Der Lobby-Champion

Günther Oettinger, ehemaliger Kommissar der Europäischen Kommission, sammelt eifrig Nebenjobs.

Günther Oettinger ist Spitzenklasse, wenn es darum geht, mit Lobbyarbeit Geld zu verdienen... Foto: EU2016 NL from the Netherlands / Wikimedia Commons / CC-BY 2.0

(Karl-Friedrich Bopp) – Die Kommission Juncker ist seit Ende 2019 nicht mehr im Amt. Nach den geltenden Regeln sollen deren (ehemalige) Kommissare sich 2 Jahre lang zurückhalten in der Annahme von neuen Posten (sog. „Abkühlzeit“). In der Zwischenzeit dürfen sie nur dann tätig werden, wenn sie sich die Aktivitäten vorab von der Europäischen Kommission (EU) genehmigen lassen. Besonders eifrig ist der ehemalige deutsche Kommissar Günther Oettinger.

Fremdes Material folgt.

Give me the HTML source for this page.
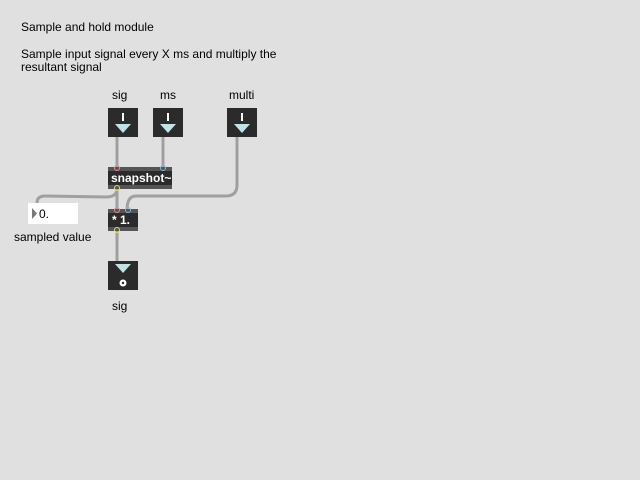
<!DOCTYPE html>
<html><head><style>
body{margin:0;background:#e0e0e0;}
svg{display:block;font-family:"Liberation Sans",Arial,sans-serif;}
</style></head><body>
<svg width="640" height="480" viewBox="0 0 640 480">
<rect width="640" height="480" fill="#e0e0e0"/>
<g font-size="12" fill="#000">
<text x="21" y="31">Sample and hold module</text>
<text x="21" y="58">Sample input signal every X ms and multiply the</text>
<text x="21" y="71">resultant signal</text>
<text x="112" y="99">sig</text>
<text x="160" y="99">ms</text>
<text x="229" y="99">multi</text>
<text x="14" y="241">sampled value</text>
<text x="112" y="310">sig</text>
</g>
<g stroke="#a0a0a0" stroke-width="3" fill="none">
<line x1="117" y1="137" x2="117" y2="168"/>
<line x1="163" y1="137" x2="163" y2="168"/>
<line x1="237" y1="137" x2="237" y2="185"/>
<path d="M237,185 Q237,196 226,196 L136,196 Q127,196 127,210"/>
<line x1="117" y1="189" x2="117" y2="210"/>
<path d="M117,189 Q117,197 106,197 L45,196 Q37,196 37,203"/>
<line x1="117" y1="231" x2="117" y2="262"/>
</g>
<g>
<rect x="108" y="108" width="30" height="29" fill="#2b2b2b"/>
<rect x="153" y="108" width="30" height="29" fill="#2b2b2b"/>
<rect x="227" y="108" width="30" height="29" fill="#2b2b2b"/>
<g fill="#fff"><rect x="122" y="113" width="2" height="8"/><rect x="167" y="113" width="2" height="8"/><rect x="241" y="113" width="2" height="8"/></g>
<g fill="#bfe3e6"><polygon points="115,124 131,124 123,133"/><polygon points="160,124 176,124 168,133"/><polygon points="234,124 250,124 242,133"/></g>
</g>
<rect x="108" y="167" width="64" height="22" fill="#2b2b2b"/>
<rect x="108" y="167" width="64" height="4" fill="#555"/>
<rect x="108" y="185" width="64" height="4" fill="#555"/>
<text x="111" y="182" font-size="12" font-weight="bold" fill="#fff">snapshot~</text>
<circle cx="117" cy="168" r="2.5" fill="none" stroke="#e88" stroke-width="1"/>
<circle cx="163" cy="168" r="2.5" fill="none" stroke="#7bd" stroke-width="1"/>
<circle cx="117" cy="188" r="2.5" fill="none" stroke="#dd6" stroke-width="1"/>
<rect x="108" y="209" width="30" height="22" fill="#2b2b2b"/>
<rect x="108" y="209" width="30" height="4" fill="#555"/>
<rect x="108" y="227" width="30" height="4" fill="#555"/>
<text x="112" y="224" font-size="12" font-weight="bold" fill="#fff">* 1.</text>
<circle cx="117" cy="210" r="2.5" fill="none" stroke="#e88" stroke-width="1"/>
<circle cx="128" cy="210" r="2.5" fill="none" stroke="#7bd" stroke-width="1"/>
<circle cx="117" cy="230" r="2.5" fill="none" stroke="#dd6" stroke-width="1"/>
<rect x="28" y="203" width="50" height="21" fill="#fff"/>
<polygon points="32,208 37,213.5 32,219" fill="#777"/>
<text x="39" y="218" font-size="12" fill="#000">0.</text>
<rect x="108" y="261" width="30" height="29" fill="#2b2b2b"/>
<polygon points="115,264 131,264 123,273" fill="#bfe3e6"/>
<circle cx="123" cy="283" r="3.5" fill="#fff"/>
<circle cx="123" cy="283" r="1.2" fill="#2b2b2b"/>
</svg>
</body></html>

Günther Oettinger ist in Baden-Württemberg kein Unbekannter. Von 2005 bis 2010 war er im Ländle Ministerpräsident, bevor er in die Kommission Barroso nach Brüssel berufen wurde. Dort war er bis 2019 für verschiedene Bereiche verantwortlich, zuletzt für Haushalt und Personal in der Kommission Juncker. Im Alter von 67 Jahren könnte man sich eigentlich ein bisschen Ruhe gönnen. Für Oettinger gilt das nicht. „Ausruhen/abkühlen“ gehört nicht zu seinem Wortschatz. Im ersten Jahr nach dem Ausscheiden aus der EU-Kommission hat er sich glatte 13 neue Beschäftigungsverhältnisse genehmigen lassen – ein einsamer Rekord.

Neben Posten bei Stiftungen arbeitet er als Aufsichtsrat der Tunnelbohrfirma Herrenknecht oder aber sitzt im Beirat von Beratungsgesellschaften wie Deloitte und Kekst CNC. Posten Nummer 14 wartet noch auf seine Genehmigung. Oettinger möchte den ungarischen Innovationsrat leiten – auf Wunsch des dortigen Ministerpräsidenten Viktor Orban. Da kommt doch der Gedanke auf, dass Oettinger missbraucht werden könnte, um die umstrittene Politik des Ministerpräsidenten in den europäischen Institutionen besser zu verkaufen. Oettinger wehrt sich: „Ich werde nicht für ein Gremium arbeiten, das die Wissenschaftsfreiheit nicht genügend achtet“, beteuerte er als seine Absichten bekannt wurden.

Stellt sich also generell die Frage. Was tun mit den Europapolitikern, die nach ihrer Amtszeit aktiv bleiben wollen? Insbesondere macht Negativschlagzeilen, wenn sie sich nach ihrem Abschied als Lobbyisten von Privatfirmen anheuern lassen. Die Antikorruptions-NGO Transparency International (TI) hat sich die „Drehtüren“ in Brüssel etwas näher angeschaut. Ihre Analyse hat gezeigt, dass beinahe ein Drittel aller früheren Spitzenbeamten der Europäischen Kommission inzwischen für private Firmen arbeitet.

Diese Migration in Richtung Lobbyisten-Jobs könne nur dann drastisch reduziert werden, wenn die „Abkühlzeiten“ auf mindestens drei Jahre verlängert würden. Auf diese Weise könnte sichergestellt werden, mögliche Interessenkonflikte auszuschließen. Störend wird insbesondere empfunden, dass die Ausnahmegenehmigungen während der Abkühlphase von der Europäischen Kommission selbst erteilt werden müssen. Dort arbeiten doch diejenigen, die gestern noch die Anordnungen der Antragsteller befolgen mussten.

Laut Transparency International sollte die Europäische Kommission eine unabhängige Ethikkommission einrichten. Nur solch ein Gremium könnte dem Missbrauch der einzuhaltenden Regeln entgegensteuern. Ob und wann diese Ethikkommission allerdings kommen wird, das steht in den Sternen. Auf Nachfrage seufzte die Pressestelle der Europäischen Kommission: „Wir haben jetzt schon die strengsten Regeln der Welt“!! Na dann.